Gułag nad Wisłą to wstrząsający dokument na temat komunistycznych obozów pracy w powojennej Polsce. Fakty powszechnie mało znane Bogusław Kopka przedstawia ze znajomością tematu, w sposób przystępny i uargumentowany. W miejscach, w których podczas drugiej wojny światowej funkcjonowały nazistowskie fabryki śmierci, od 1944 do 1956 roku więziono przede wszystkim akowców i Żołnierzy Wyklętych oraz tych, którym przypięto łatkę „wrogów systemu”.
Słowo „Gułag” kojarzy się głównie z łagrami, jakie na terenach ZSRR powstały w czasach stalinowskiego terroru. Okazuje się jednak, że istniał także Gułag nad Wisłą – system więziennictwa, którego ofiarami padali ludzie niewygodni dla „nowej władzy”. Ta władza przyszła ze Wschodu. Nikogo nie wyzwoliła – wbrew temu, co przez dziesięciolecia próbowano wbijać do głów uczniom wszystkich poziomów szkół.
Należę do pokolenia, które o Katyniu i sowieckich łagrach dowiadywało się z relacji dziadków i z drugiego obiegu. Po cichu, potajemnie... Ze świadomością, że to wiedza ważna, niepodważalna, ale i niebezpieczna.

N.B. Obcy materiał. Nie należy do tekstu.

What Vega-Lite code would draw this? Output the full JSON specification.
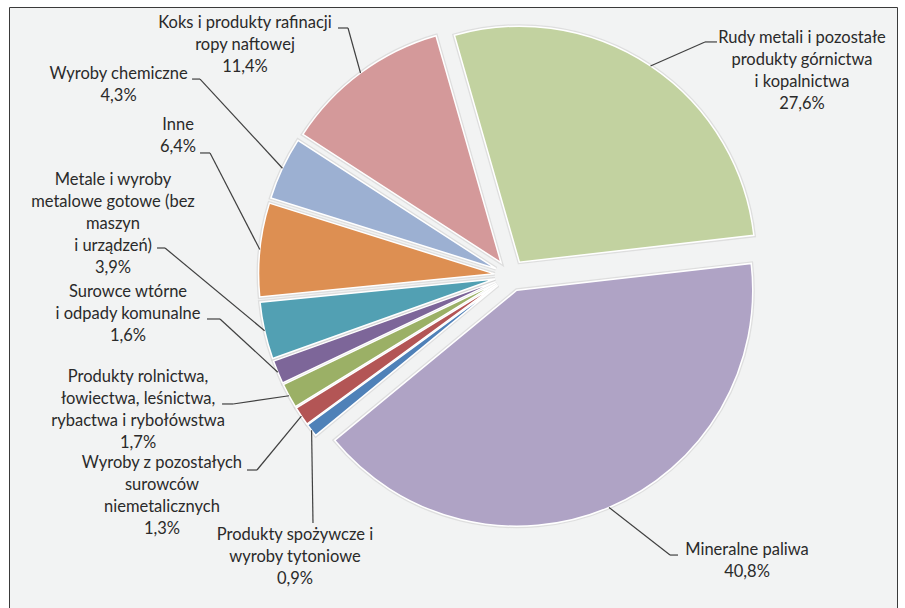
{
  "$schema": "https://vega.github.io/schema/vega-lite/v6.json",
  "width": 888,
  "height": 601,
  "padding": {"left": 9, "top": 7, "right": 8, "bottom": 0},
  "autosize": {"type": "none"},
  "background": "white",
  "config": {
    "view": {"fill": "#F2F3F3", "stroke": "#3a3a3a", "strokeWidth": 1},
    "rule": {"color": "#404040", "strokeWidth": 1.2},
    "text": {"font": "Lato", "fontSize": 16.5, "color": "#2a2a2a", "align": "center", "baseline": "middle", "lineHeight": 22}
  },
  "data": {
    "values": [
      {"order": 1, "cat": "Produkty spożywcze i wyroby tytoniowe", "value": 0.9, "label": ["Produkty spożywcze i", "wyroby tytoniowe", "0,9%"]},
      {"order": 2, "cat": "Wyroby z pozostałych surowców niemetalicznych", "value": 1.3, "label": ["Wyroby z pozostałych", "surowców", "niemetalicznych", "1,3%"]},
      {"order": 3, "cat": "Produkty rolnictwa, łowiectwa, leśnictwa, rybactwa i rybołówstwa", "value": 1.7, "label": ["Produkty rolnictwa,", "łowiectwa, leśnictwa,", "rybactwa i rybołówstwa", "1,7%"]},
      {"order": 4, "cat": "Surowce wtórne i odpady komunalne", "value": 1.6, "label": ["Surowce wtórne", "i odpady komunalne", "1,6%"]},
      {"order": 5, "cat": "Metale i wyroby metalowe gotowe (bez maszyn i urządzeń)", "value": 3.9, "label": ["Metale i wyroby", "metalowe gotowe (bez", "maszyn", "i urządzeń)", "3,9%"]},
      {"order": 6, "cat": "Inne", "value": 6.4, "label": ["Inne", "6,4%"]},
      {"order": 7, "cat": "Wyroby chemiczne", "value": 4.3, "label": ["Wyroby chemiczne", "4,3%"]},
      {"order": 8, "cat": "Koks i produkty rafinacji ropy naftowej", "value": 11.4, "label": ["Koks i produkty rafinacji", "ropy naftowej", "11,4%"]},
      {"order": 9, "cat": "Rudy metali i pozostałe produkty górnictwa i kopalnictwa", "value": 27.6, "label": ["Rudy metali i pozostałe", "produkty górnictwa", "i kopalnictwa", "27,6%"]},
      {"order": 10, "cat": "Mineralne paliwa", "value": 40.8, "label": ["Mineralne paliwa", "40,8%"]}
    ]
  },
  "transform": [
    {"joinaggregate": [{"op": "sum", "field": "value", "as": "total"}]},
    {"window": [{"op": "sum", "field": "value", "as": "cum"}], "sort": [{"field": "order"}], "frame": [null, 0]},
    {"calculate": "4.02298 + 2 * PI * (datum.cum - datum.value) / datum.total", "as": "t0"},
    {"calculate": "4.02298 + 2 * PI * datum.cum / datum.total", "as": "t1"},
    {"calculate": "(datum.t0 + datum.t1) / 2", "as": "tm"},
    {"calculate": "0.0678 * sin(datum.tm)", "as": "ex"},
    {"calculate": "0.0678 * cos(datum.tm)", "as": "ey"},
    {"calculate": "1.0678 * sin(datum.tm)", "as": "lx"},
    {"calculate": "1.0678 * cos(datum.tm)", "as": "ly"}
  ],
  "encoding": {
    "x": {"field": "lx", "type": "quantitative", "scale": {"domain": [-2.125, 1.6377], "nice": false, "zero": false}, "axis": null},
    "y": {"field": "ly", "type": "quantitative", "scale": {"domain": [-1.4089, 1.1377], "nice": false, "zero": false}, "axis": null}
  },
  "layer": [
    {
      "mark": {"type": "arc", "outerRadius": 236, "stroke": "#d0d0d0", "strokeWidth": 4, "strokeOpacity": 0.6},
      "encoding": {
        "theta": {"field": "t0", "type": "quantitative", "scale": null, "stack": null},
        "theta2": {"field": "t1"},
        "x": {"field": "ex", "type": "quantitative", "scale": {"domain": [-2.125, 1.6377], "nice": false, "zero": false}, "axis": null},
        "y": {"field": "ey", "type": "quantitative", "scale": {"domain": [-1.4089, 1.1377], "nice": false, "zero": false}, "axis": null},
        "color": {"field": "cat", "type": "nominal", "legend": null,
          "scale": {
            "domain": ["Produkty spożywcze i wyroby tytoniowe", "Wyroby z pozostałych surowców niemetalicznych", "Produkty rolnictwa, łowiectwa, leśnictwa, rybactwa i rybołówstwa", "Surowce wtórne i odpady komunalne", "Metale i wyroby metalowe gotowe (bez maszyn i urządzeń)", "Inne", "Wyroby chemiczne", "Koks i produkty rafinacji ropy naftowej", "Rudy metali i pozostałe produkty górnictwa i kopalnictwa", "Mineralne paliwa"],
            "range": ["#4F81B8", "#B35555", "#9BB066", "#7D6699", "#52A0B3", "#DD8F52", "#9CB0D2", "#D4999A", "#C2D2A0", "#AFA3C5"]
          }}
      }
    },
    {
      "mark": {"type": "arc", "outerRadius": 236, "stroke": "white", "strokeWidth": 1.5},
      "encoding": {
        "theta": {"field": "t0", "type": "quantitative", "scale": null, "stack": null},
        "theta2": {"field": "t1"},
        "x": {"field": "ex", "type": "quantitative", "scale": {"domain": [-2.125, 1.6377], "nice": false, "zero": false}, "axis": null},
        "y": {"field": "ey", "type": "quantitative", "scale": {"domain": [-1.4089, 1.1377], "nice": false, "zero": false}, "axis": null},
        "color": {"field": "cat", "type": "nominal", "legend": null}
      }
    },
    {
      "transform": [{"filter": "datum.order === 1"}],
      "layer": [
        {"mark": {"type": "rule", "x2Offset": 1.4, "y2Offset": 92.7}, "encoding": {"x2": {"field": "lx"}, "y2": {"field": "ly"}}},
        {"mark": {"type": "text", "dx": -16.6, "dy": 104.7}, "encoding": {"text": {"field": "label"}}}
      ]
    },
    {
      "transform": [{"filter": "datum.order === 2"}],
      "layer": [
        {"mark": {"type": "rule", "x2Offset": -44.4, "y2Offset": 53.9}, "encoding": {"x2": {"field": "lx"}, "y2": {"field": "ly"}}},
        {"mark": {"type": "rule", "xOffset": -44.4, "yOffset": 53.9, "x2Offset": -54.4, "y2Offset": 53.9}, "encoding": {"x2": {"field": "lx"}, "y2": {"field": "ly"}}},
        {"mark": {"type": "text", "dx": -139.4, "dy": 46.9}, "encoding": {"text": {"field": "label"}}}
      ]
    },
    {
      "transform": [{"filter": "datum.order === 3"}],
      "layer": [
        {"mark": {"type": "rule", "x2Offset": -56, "y2Offset": 8.2}, "encoding": {"x2": {"field": "lx"}, "y2": {"field": "ly"}}},
        {"mark": {"type": "rule", "xOffset": -56, "yOffset": 8.2, "x2Offset": -67, "y2Offset": 8.2}, "encoding": {"x2": {"field": "lx"}, "y2": {"field": "ly"}}},
        {"mark": {"type": "text", "dx": -151, "dy": -18.8}, "encoding": {"text": {"field": "label"}}}
      ]
    },
    {
      "transform": [{"filter": "datum.order === 4"}],
      "layer": [
        {"mark": {"type": "rule", "x2Offset": -57.8, "y2Offset": -53.2}, "encoding": {"x2": {"field": "lx"}, "y2": {"field": "ly"}}},
        {"mark": {"type": "rule", "xOffset": -57.8, "yOffset": -53.2, "x2Offset": -70.8, "y2Offset": -53.2}, "encoding": {"x2": {"field": "lx"}, "y2": {"field": "ly"}}},
        {"mark": {"type": "text", "dx": -149.8, "dy": -80.2}, "encoding": {"text": {"field": "label"}}}
      ]
    },
    {
      "transform": [{"filter": "datum.order === 5"}],
      "layer": [
        {"mark": {"type": "rule", "x2Offset": -99.6, "y2Offset": -82.7}, "encoding": {"x2": {"field": "lx"}, "y2": {"field": "ly"}}},
        {"mark": {"type": "rule", "xOffset": -99.6, "yOffset": -82.7, "x2Offset": -107.6, "y2Offset": -82.7}, "encoding": {"x2": {"field": "lx"}, "y2": {"field": "ly"}}},
        {"mark": {"type": "text", "dx": -151.6, "dy": -150.7}, "encoding": {"text": {"field": "label"}}}
      ]
    },
    {
      "transform": [{"filter": "datum.order === 6"}],
      "layer": [
        {"mark": {"type": "rule", "x2Offset": -49.8, "y2Offset": -96.6}, "encoding": {"x2": {"field": "lx"}, "y2": {"field": "ly"}}},
        {"mark": {"type": "rule", "xOffset": -49.8, "yOffset": -96.6, "x2Offset": -59.8, "y2Offset": -96.6}, "encoding": {"x2": {"field": "lx"}, "y2": {"field": "ly"}}},
        {"mark": {"type": "text", "dx": -81.8, "dy": -124.6}, "encoding": {"text": {"field": "label"}}}
      ]
    },
    {
      "transform": [{"filter": "datum.order === 7"}],
      "layer": [
        {"mark": {"type": "rule", "x2Offset": -82.4, "y2Offset": -89.2}, "encoding": {"x2": {"field": "lx"}, "y2": {"field": "ly"}}},
        {"mark": {"type": "rule", "xOffset": -82.4, "yOffset": -89.2, "x2Offset": -90.4, "y2Offset": -89.2}, "encoding": {"x2": {"field": "lx"}, "y2": {"field": "ly"}}},
        {"mark": {"type": "text", "dx": -163.9, "dy": -94.2}, "encoding": {"text": {"field": "label"}}}
      ]
    },
    {
      "transform": [{"filter": "datum.order === 8"}],
      "layer": [
        {"mark": {"type": "rule", "x2Offset": -12.5, "y2Offset": -45}, "encoding": {"x2": {"field": "lx"}, "y2": {"field": "ly"}}},
        {"mark": {"type": "rule", "xOffset": -12.5, "yOffset": -45, "x2Offset": -22.5, "y2Offset": -45}, "encoding": {"x2": {"field": "lx"}, "y2": {"field": "ly"}}},
        {"mark": {"type": "text", "dx": -115.5, "dy": -50}, "encoding": {"text": {"field": "label"}}}
      ]
    },
    {
      "transform": [{"filter": "datum.order === 9"}],
      "layer": [
        {"mark": {"type": "rule", "x2Offset": 54.5, "y2Offset": -24}, "encoding": {"x2": {"field": "lx"}, "y2": {"field": "ly"}}},
        {"mark": {"type": "rule", "xOffset": 54.5, "yOffset": -24, "x2Offset": 66.5, "y2Offset": -24}, "encoding": {"x2": {"field": "lx"}, "y2": {"field": "ly"}}},
        {"mark": {"type": "text", "dx": 151.5, "dy": -28}, "encoding": {"text": {"field": "label"}}}
      ]
    },
    {
      "transform": [{"filter": "datum.order === 10"}],
      "layer": [
        {"mark": {"type": "rule", "x2Offset": 61, "y2Offset": 47.6}, "encoding": {"x2": {"field": "lx"}, "y2": {"field": "ly"}}},
        {"mark": {"type": "rule", "xOffset": 61, "yOffset": 47.6, "x2Offset": 69, "y2Offset": 47.6}, "encoding": {"x2": {"field": "lx"}, "y2": {"field": "ly"}}},
        {"mark": {"type": "text", "dx": 138, "dy": 42.6}, "encoding": {"text": {"field": "label"}}}
      ]
    }
  ]
}
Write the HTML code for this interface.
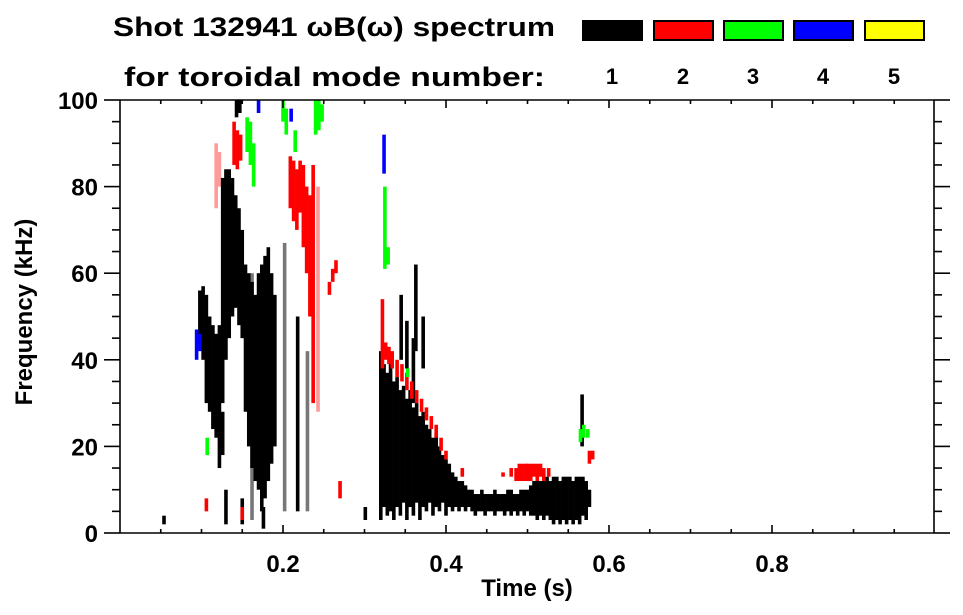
<!DOCTYPE html>
<html><head><meta charset="utf-8"><style>
html,body{margin:0;padding:0;background:#fff;}
svg{display:block;font-family:"Liberation Sans",sans-serif;font-weight:bold;}
</style></head><body>
<svg id="chart" width="963" height="615" viewBox="0 0 963 615" xmlns="http://www.w3.org/2000/svg">
<text x="113" y="36" font-size="27" textLength="442" lengthAdjust="spacingAndGlyphs">Shot 132941 ωB(ω) spectrum</text>
<text x="124" y="86" font-size="27" textLength="421" lengthAdjust="spacingAndGlyphs">for toroidal mode number:</text>
<g id="legend"></g>
<g id="marks"></g>
<g id="axes"></g>
<text x="527" y="596" font-size="24" text-anchor="middle">Time (s)</text>
<text transform="translate(32,312) rotate(-90)" font-size="24" text-anchor="middle">Frequency (kHz)</text>
</svg>
<script>
const modeLabels=["1","2","3","4","5"];
const modeColors=["#000000","#ff0000","#00ff00","#0000ff","#ffff00"];
const xTickLabels=["0.2","0.4","0.6","0.8"];
const xTickValues=[0.2,0.4,0.6,0.8];
const yTickValues=[0,20,40,60,80,100];
// spectral segments per mode: [time s, freq low kHz, freq high kHz]
const mode1=[
[.098,43,56],[.102,40,57],[.106,30,55],[.110,28,50],[.114,24,48],[.118,22,46],[.122,15,48],
[.126,30,82],[.126,18,28],[.130,40,84],[.134,45,84],[.138,50,82],[.142,52,78],[.146,48,75],[.150,45,70],
[.154,28,62],[.158,20,60],[.162,15,58],[.166,12,55],[.170,10,60],[.174,5,62],[.178,8,64],[.182,12,66],
[.186,16,60],[.190,20,55],[.218,5,50],[.143,96,100],[.147,97,100],[.130,2,10],[.150,2,8],[.176,1,6],
[.320,3,42],[.324,6,39],[.328,4,37],[.332,5,40],[.336,3,35],[.340,6,36],[.344,4,33],[.348,7,34],
[.352,3,31],[.356,6,33],[.360,4,29],[.364,7,30],[.368,3,27],[.372,6,28],[.376,5,25],[.380,7,24],
[.384,4,22],[.388,6,23],[.392,5,20],[.396,7,18],[.400,4,17],[.404,6,16],[.408,5,14],[.412,6,13],
[.416,5,12],[.420,6,12],[.424,5,11],[.428,6,10],[.432,5,10],[.436,4,9],[.440,5,9],[.444,5,10],
[.448,4,9],[.452,5,9],[.456,5,9],[.460,4,10],[.464,5,9],[.468,5,9],[.472,4,9],[.476,5,10],
[.480,4,10],[.484,5,9],[.488,4,9],[.492,5,10],[.496,4,10],[.500,5,10],[.504,4,11],[.508,4,12],
[.512,3,12],[.516,4,12],[.520,3,13],[.524,4,13],[.528,3,12],[.532,2,13],[.536,3,13],[.540,2,12],
[.544,3,13],[.548,2,13],[.552,3,13],[.556,2,12],[.560,3,13],[.564,2,13],[.568,4,13],[.572,3,12],[.576,6,10],
[.345,40,55],[.352,38,49],[.360,30,45],[.363,42,62],[.372,38,50],[.567,20,32],[.054,2,4],[.301,3,6]];
const mode1Faint=[[.202,5,67],[.230,5,42],[.162,3,60]];
const mode2=[
[.140,85,95],[.144,84,93],[.148,86,92],[.209,75,87],[.213,72,86],[.217,70,84],[.221,74,86],[.225,66,85],
[.229,60,80],[.233,50,78],[.237,30,85],[.257,55,58],[.261,58,61],[.265,60,63],
[.322,38,54],[.326,40,44],[.330,39,43],[.334,38,42],[.340,36,40],[.346,35,39],[.352,33,37],[.358,31,35],
[.364,30,33],[.370,28,31],[.376,26,29],[.382,24,27],[.388,22,25],[.394,19,22],[.400,17,19],[.420,13,15],
[.470,13,14],[.480,13,15],[.486,12,15],[.490,12,16],[.494,12,16],[.498,12,16],[.500,12,16],[.504,12,16],[.508,13,16],[.512,12,16],[.516,13,16],
[.520,12,15],[.526,13,15],[.576,16,19],[.580,17,19],[.106,5,8],[.150,3,6],[.270,8,12]];
const mode2Faint=[[.243,28,80],[.118,75,90],[.122,80,88]];
const mode3=[[.156,88,96],[.160,85,95],[.164,80,90],[.200,95,100],[.204,92,98],[.215,88,93],
[.240,92,100],[.244,93,100],[.248,95,99],[.325,61,80],[.329,62,66],[.565,21,24],[.569,22,25],[.574,22,24],[.107,18,22],[.353,36,38]];
const mode4=[[.094,40,47],[.098,42,46],[.324,83,92],[.170,97,100],[.210,95,98]];
const mode5=[];

const svg=document.getElementById('chart');
const NS="http://www.w3.org/2000/svg";
const X0=120,X1=934,Y0=533,YT=100;
function X(t){return 120+815*t;}
function Y(f){return 533-4.33*f;}
function mk(tag,attrs,parent){const e=document.createElementNS(NS,tag);for(const k in attrs)e.setAttribute(k,attrs[k]);parent.appendChild(e);return e;}

const lg=document.getElementById('legend');
const legX=[582,653,723,793,864];
for(let i=0;i<modeLabels.length;i++){
  const r=mk('rect',{x:legX[i]+1,y:21,width:59,height:19,fill:modeColors[i],stroke:'#000','stroke-width':2},lg);
  
  
  const t=mk('text',{x:legX[i]+30,y:84,'font-size':22,'text-anchor':'middle'},lg);
  t.textContent=modeLabels[i];
  
  
}

const mg=document.getElementById('marks');
function draw(arr,color,op,name){
  for(const s of arr){
    const y1=Y(s[2]),y2=Y(s[1]);
    const r=mk('rect',{x:X(s[0])-1.8,y:y1,width:3.6,height:Math.max(1.5,y2-y1),fill:color,opacity:op},mg);
    
    
  }
}
draw(mode1Faint,'#555',0.8,'mode1-segment');
draw(mode2Faint,'#ff9a9a',1,'mode2-segment');
draw(mode1,modeColors[0],1,'mode1-segment');
draw(mode2,modeColors[1],1,'mode2-segment');
draw(mode3,modeColors[2],1,'mode3-segment');
draw(mode4,modeColors[3],1,'mode4-segment');
draw(mode5,modeColors[4],1,'mode5-segment');

const ag=document.getElementById('axes');
const ln=(x1,y1,x2,y2,n)=>{const l=mk('line',{x1,y1,x2,y2,stroke:'#000','stroke-width':1.6},ag);};
ln(X0,YT,X1,YT,'top-axis');ln(X0,Y0,X1,Y0,'bottom-axis');ln(X0,YT,X0,Y0,'left-axis');ln(X1,YT,X1,Y0,'right-axis');
for(let f=0;f<=100;f+=5){
  const maj=f%20===0,len=maj?16:8;
  ln(X0-len,Y(f),X0,Y(f),'y-tick');ln(X1,Y(f),X1+len,Y(f),'y-tick-right');
}
for(let k=1;k<20;k++){
  const t=k*0.05,maj=(k%4===0),len=maj?8:4;
  ln(X(t),Y0,X(t),Y0-len,'x-tick');ln(X(t),YT,X(t),YT+len,'x-tick-top');
}
yTickValues.forEach(v=>{const t=mk('text',{x:98,y:Y(v)+9,'font-size':24,'text-anchor':'end'},ag);t.textContent=String(v);
  
  });
xTickValues.forEach((v,i)=>{const t=mk('text',{x:X(v),y:572,'font-size':24,'text-anchor':'middle'},ag);t.textContent=xTickLabels[i];
  
  });
</script>
</body></html>
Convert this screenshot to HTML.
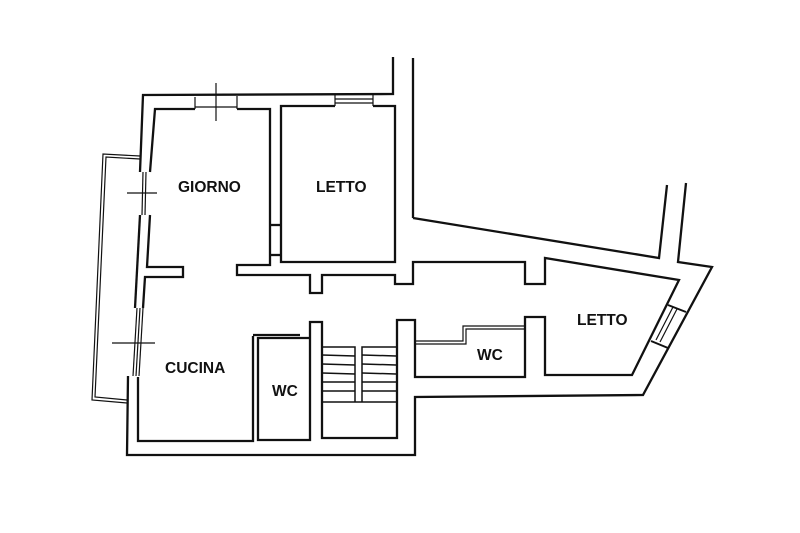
<!DOCTYPE html>
<html><head><meta charset="utf-8"><style>
html,body{margin:0;padding:0;background:#fff;}
svg{display:block}
text{font-family:"Liberation Sans",sans-serif;font-weight:bold;font-size:15.5px;fill:#111}
</style></head><body>
<svg width="800" height="533" viewBox="0 0 800 533" xmlns="http://www.w3.org/2000/svg">
<g fill="none" stroke="#111" stroke-width="2.3" stroke-linejoin="miter">
<polyline points="140,172 143,95 393,94 393,57"/>
<line x1="413" y1="58" x2="413" y2="218"/>
<polyline points="413,218 659,258 667,185"/>
<polyline points="686,183 678,262 712,267 643,395 415,397 415,455 127,455 128,376"/>
<polyline points="150,172 155,109 195,109"/>
<polyline points="237,109 270,109 270,265 237,265 237,275 310,275 310,293 322,293 322,275 395,275 395,284 413,284 413,262 525,262 525,284 545,284 545,258 679,280 632,375 545,375 545,317 525,317 525,377 415,377 415,320 397,320 397,438 322,438 322,322 310,322 310,440 258,440 258,338 310,338"/>
<polyline points="253,336 253,441 138,441 138,377"/>
<line x1="253" y1="335" x2="300" y2="335"/>
<polyline points="373,106 395,106 395,262 281,262 281,106 335,106"/>
<line x1="270" y1="225" x2="281" y2="225"/>
<line x1="270" y1="255" x2="281" y2="255"/>
<polyline points="150,215 147,267 183,267 183,277 145,277 143,308"/>
<polyline points="140,215 135,308"/>
<g stroke-width="1.2">
<line x1="195" y1="97" x2="195" y2="109"/><line x1="237" y1="96" x2="237" y2="109"/>
<line x1="195" y1="107" x2="237" y2="107"/>
<line x1="216" y1="83" x2="216" y2="121"/>
<line x1="335" y1="95" x2="335" y2="106"/><line x1="373" y1="94" x2="373" y2="106"/>
<line x1="335" y1="99" x2="373" y2="99"/><line x1="335" y1="103" x2="373" y2="103"/>
<line x1="143" y1="172" x2="142" y2="215"/><line x1="146" y1="172" x2="145" y2="215"/>
<line x1="127" y1="193" x2="157" y2="193"/>
<line x1="137" y1="308" x2="133" y2="376"/><line x1="140" y1="308" x2="136" y2="376"/><line x1="143" y1="308" x2="139" y2="376"/>
<line x1="112" y1="343" x2="155" y2="343"/>
<polyline points="140,156 103,154 92,400 127,403"/>
<polyline points="140,159 106,157 95,397 127,400"/>
<line x1="668" y1="305" x2="686" y2="312" stroke-width="2"/><line x1="651" y1="341" x2="668" y2="348" stroke-width="2"/>
<line x1="656" y1="340" x2="673" y2="307"/><line x1="660" y1="342" x2="677" y2="309"/>
<polyline points="415,341 463,341 463,326 525,326"/>
<polyline points="415,344 466,344 466,329 525,329"/>
</g>
<g stroke-width="1.5">
<polyline points="322,347 355,347 355,402"/>
<polyline points="396,347 362,347 362,402"/>
<line x1="322" y1="402" x2="396" y2="402"/>
<line x1="322" y1="355" x2="355" y2="356"/><line x1="322" y1="364" x2="355" y2="365"/>
<line x1="322" y1="373" x2="355" y2="374"/><line x1="322" y1="382" x2="355" y2="382"/>
<line x1="322" y1="391" x2="355" y2="391"/>
<line x1="362" y1="355" x2="396" y2="356"/><line x1="362" y1="364" x2="396" y2="365"/>
<line x1="362" y1="373" x2="396" y2="374"/><line x1="362" y1="382" x2="396" y2="382"/>
<line x1="362" y1="391" x2="396" y2="391"/>
</g>
</g>
<text x="178" y="192">GIORNO</text>
<text x="316" y="192">LETTO</text>
<text x="165" y="373">CUCINA</text>
<text x="272" y="396">WC</text>
<text x="477" y="360">WC</text>
<text x="577" y="325">LETTO</text>
</svg>
</body></html>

Dlatego z zainteresowaniem sięgnęłam po „Gułag nad Wisłą”. Całość przeczytałam w skupieniu i z dużymi emocjami. Trudno bowiem pozostać obojętnym wobec tej tematyki i świadomości, że miejsce nazistowskich zbrodniarzy zajęli oprawcy z bezpieki. Więzili, torturowali, gwałcili i mordowali nieraz w dokładnie tych samych miejscach, w których robili to niemieccy kaci – m.in. w Auschwitz, Majdanku, Rembertowie i Jaworznie, gdzie znajdowały się jedne z największych komunistycznych przymusowych obozów pracy.
Szacuje się, że uwięziono w nich łącznie ponad trzysta tysięcy Polaków. Obok mężczyzn maltretowane były kobiety, które w większości stawały się też ofiarami brutalnych gwałtów. Do części obozów trafiali też nieletni, a nawet dzieci.
Stalinowski system zakładał, że obozy miały być miejscem reedukacji. W rzeczywistości były to miejsca kaźni, w których ludzie umierali z głodu, zimna, chorób, wyczerpania lub byli mordowani z zimną krwią.
Wśród „wrogów systemu”, obok byłych żołnierzy AK i NSZ, znajdowali się także cywile, jeńcy niemieccy, volksdeutsche oraz Polacy zmuszeni do podpisania list potwierdzających niemieckie pochodzenie, a nawet skazani za opowiadanie niewygodnych dla nowej władzy dowcipów. Nietrudno się domyślić, że wielu więźniów było ofiarami donosów.
Gdy czyta się o tym, włosy jeżą się na głowie, zwłaszcza że nie wiadomo, ile dokładnie ludzkich istnień pochłonął czerwony terror w tym szatańskim wydaniu. Szacuje się, że w komunistycznych łagrach na terenie Polski zginęło co najmniej dwadzieścia pięć tysięcy więźniów. Ostatecznej liczby zapewne nigdy nie poznamy, gdyż część dokumentów na ten temat została zniszczona albo ukryta w archiwach ZSRR.
O tych przerażających faktach Bogusław Kopka pisze w sposób przystępny, rzeczowy, uargumentowany. Przywołuje wiele przykładów, relacji, fragmenty niejednokrotnie unikatowych dokumentów, do których udało mu się dotrzeć.
Całość obrazują archiwalne zdjęcia.
Gułag nad Wisłą na pewno nie jest lekturą do poduszki i odprężającą książką, ale warto po nią sięgnąć, by poznać fragment drastycznej historii.
Jestem pełna uznania dla autora, który wykonał tytaniczna pracę i jej efekty przekazał czytelnikom w sposób szczegółowy, ale i w pełni zrozumiały oraz interesujący nawet dla laika.
To wybitny dokument - nie mam co do tego wątpliwości!
BEATA IGIELSKA
Książka "Gułag nad Wisłą" Bogusława Kopki ukazała się nakładem Wydawnictwa Literackiego 8 maja 2019 r.